### DIRECTIVE
Below is a listing to transcribe in full and exactly; keep the pictures out.
# # #
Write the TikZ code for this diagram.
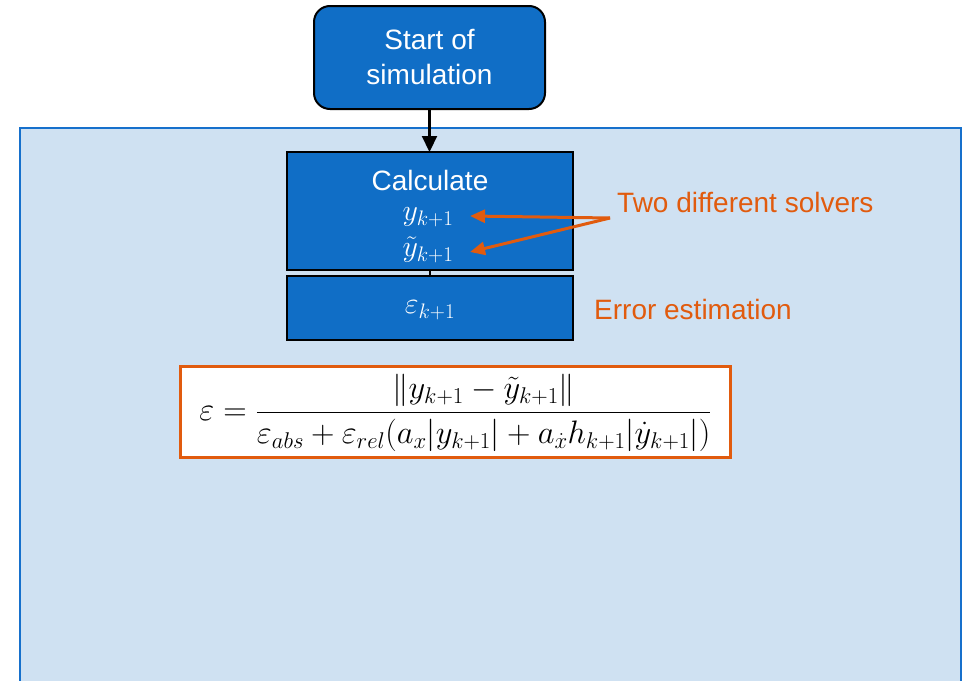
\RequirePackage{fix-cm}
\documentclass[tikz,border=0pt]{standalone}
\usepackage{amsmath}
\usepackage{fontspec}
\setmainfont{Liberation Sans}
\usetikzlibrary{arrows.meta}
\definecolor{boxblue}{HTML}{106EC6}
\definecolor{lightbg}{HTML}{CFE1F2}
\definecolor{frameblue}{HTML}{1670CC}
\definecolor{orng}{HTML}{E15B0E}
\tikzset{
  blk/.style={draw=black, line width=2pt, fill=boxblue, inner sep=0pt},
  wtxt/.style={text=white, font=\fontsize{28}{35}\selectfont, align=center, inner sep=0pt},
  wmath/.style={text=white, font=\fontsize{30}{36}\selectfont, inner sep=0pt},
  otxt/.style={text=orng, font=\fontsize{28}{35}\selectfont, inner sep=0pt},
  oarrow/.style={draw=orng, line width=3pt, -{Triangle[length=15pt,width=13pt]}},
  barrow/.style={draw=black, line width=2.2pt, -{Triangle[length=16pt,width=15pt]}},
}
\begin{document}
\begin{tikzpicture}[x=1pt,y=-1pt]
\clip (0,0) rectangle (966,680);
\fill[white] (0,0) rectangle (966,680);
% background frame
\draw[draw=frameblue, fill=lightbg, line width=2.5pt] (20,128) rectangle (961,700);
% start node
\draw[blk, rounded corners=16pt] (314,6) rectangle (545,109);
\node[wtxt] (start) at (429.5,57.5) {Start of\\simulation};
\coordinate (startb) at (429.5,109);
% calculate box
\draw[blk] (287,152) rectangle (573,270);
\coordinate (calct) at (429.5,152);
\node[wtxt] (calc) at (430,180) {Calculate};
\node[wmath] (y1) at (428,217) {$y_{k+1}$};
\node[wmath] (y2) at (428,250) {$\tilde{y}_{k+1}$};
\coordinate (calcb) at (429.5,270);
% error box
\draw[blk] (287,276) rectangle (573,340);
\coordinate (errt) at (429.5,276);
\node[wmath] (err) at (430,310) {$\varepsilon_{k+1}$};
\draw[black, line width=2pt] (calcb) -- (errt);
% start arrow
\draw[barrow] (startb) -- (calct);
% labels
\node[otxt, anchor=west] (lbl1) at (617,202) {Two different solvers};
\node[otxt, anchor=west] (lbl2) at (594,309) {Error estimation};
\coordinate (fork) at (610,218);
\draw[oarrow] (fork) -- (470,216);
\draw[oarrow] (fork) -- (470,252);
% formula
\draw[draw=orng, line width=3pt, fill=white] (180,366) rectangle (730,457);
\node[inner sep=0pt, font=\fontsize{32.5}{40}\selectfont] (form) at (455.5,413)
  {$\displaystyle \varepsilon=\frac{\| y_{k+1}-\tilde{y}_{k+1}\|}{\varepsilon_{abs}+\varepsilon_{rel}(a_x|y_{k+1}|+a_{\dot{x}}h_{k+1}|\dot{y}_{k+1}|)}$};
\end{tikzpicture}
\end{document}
# # #
### ANSWER TO THE PROBLEM
Write the TikZ code for this diagram.
\RequirePackage{fix-cm}
\documentclass[tikz,border=0pt]{standalone}
\usepackage{amsmath}
\usepackage{fontspec}
\setmainfont{Liberation Sans}
\usetikzlibrary{arrows.meta}
\definecolor{boxblue}{HTML}{106EC6}
\definecolor{lightbg}{HTML}{CFE1F2}
\definecolor{frameblue}{HTML}{1670CC}
\definecolor{orng}{HTML}{E15B0E}
\tikzset{
  blk/.style={draw=black, line width=2pt, fill=boxblue, inner sep=0pt},
  wtxt/.style={text=white, font=\fontsize{28}{35}\selectfont, align=center, inner sep=0pt},
  wmath/.style={text=white, font=\fontsize{30}{36}\selectfont, inner sep=0pt},
  otxt/.style={text=orng, font=\fontsize{28}{35}\selectfont, inner sep=0pt},
  oarrow/.style={draw=orng, line width=3pt, -{Triangle[length=15pt,width=13pt]}},
  barrow/.style={draw=black, line width=2.2pt, -{Triangle[length=16pt,width=15pt]}},
}
\begin{document}
\begin{tikzpicture}[x=1pt,y=-1pt]
\clip (0,0) rectangle (966,680);
\fill[white] (0,0) rectangle (966,680);
% background frame
\draw[draw=frameblue, fill=lightbg, line width=2.5pt] (20,128) rectangle (961,700);
% start node
\draw[blk, rounded corners=16pt] (314,6) rectangle (545,109);
\node[wtxt] (start) at (429.5,57.5) {Start of\\simulation};
\coordinate (startb) at (429.5,109);
% calculate box
\draw[blk] (287,152) rectangle (573,270);
\coordinate (calct) at (429.5,152);
\node[wtxt] (calc) at (430,180) {Calculate};
\node[wmath] (y1) at (428,217) {$y_{k+1}$};
\node[wmath] (y2) at (428,250) {$\tilde{y}_{k+1}$};
\coordinate (calcb) at (429.5,270);
% error box
\draw[blk] (287,276) rectangle (573,340);
\coordinate (errt) at (429.5,276);
\node[wmath] (err) at (430,310) {$\varepsilon_{k+1}$};
\draw[black, line width=2pt] (calcb) -- (errt);
% start arrow
\draw[barrow] (startb) -- (calct);
% labels
\node[otxt, anchor=west] (lbl1) at (617,202) {Two different solvers};
\node[otxt, anchor=west] (lbl2) at (594,309) {Error estimation};
\coordinate (fork) at (610,218);
\draw[oarrow] (fork) -- (470,216);
\draw[oarrow] (fork) -- (470,252);
% formula
\draw[draw=orng, line width=3pt, fill=white] (180,366) rectangle (730,457);
\node[inner sep=0pt, font=\fontsize{32.5}{40}\selectfont] (form) at (455.5,413)
  {$\displaystyle \varepsilon=\frac{\| y_{k+1}-\tilde{y}_{k+1}\|}{\varepsilon_{abs}+\varepsilon_{rel}(a_x|y_{k+1}|+a_{\dot{x}}h_{k+1}|\dot{y}_{k+1}|)}$};
\end{tikzpicture}
\end{document}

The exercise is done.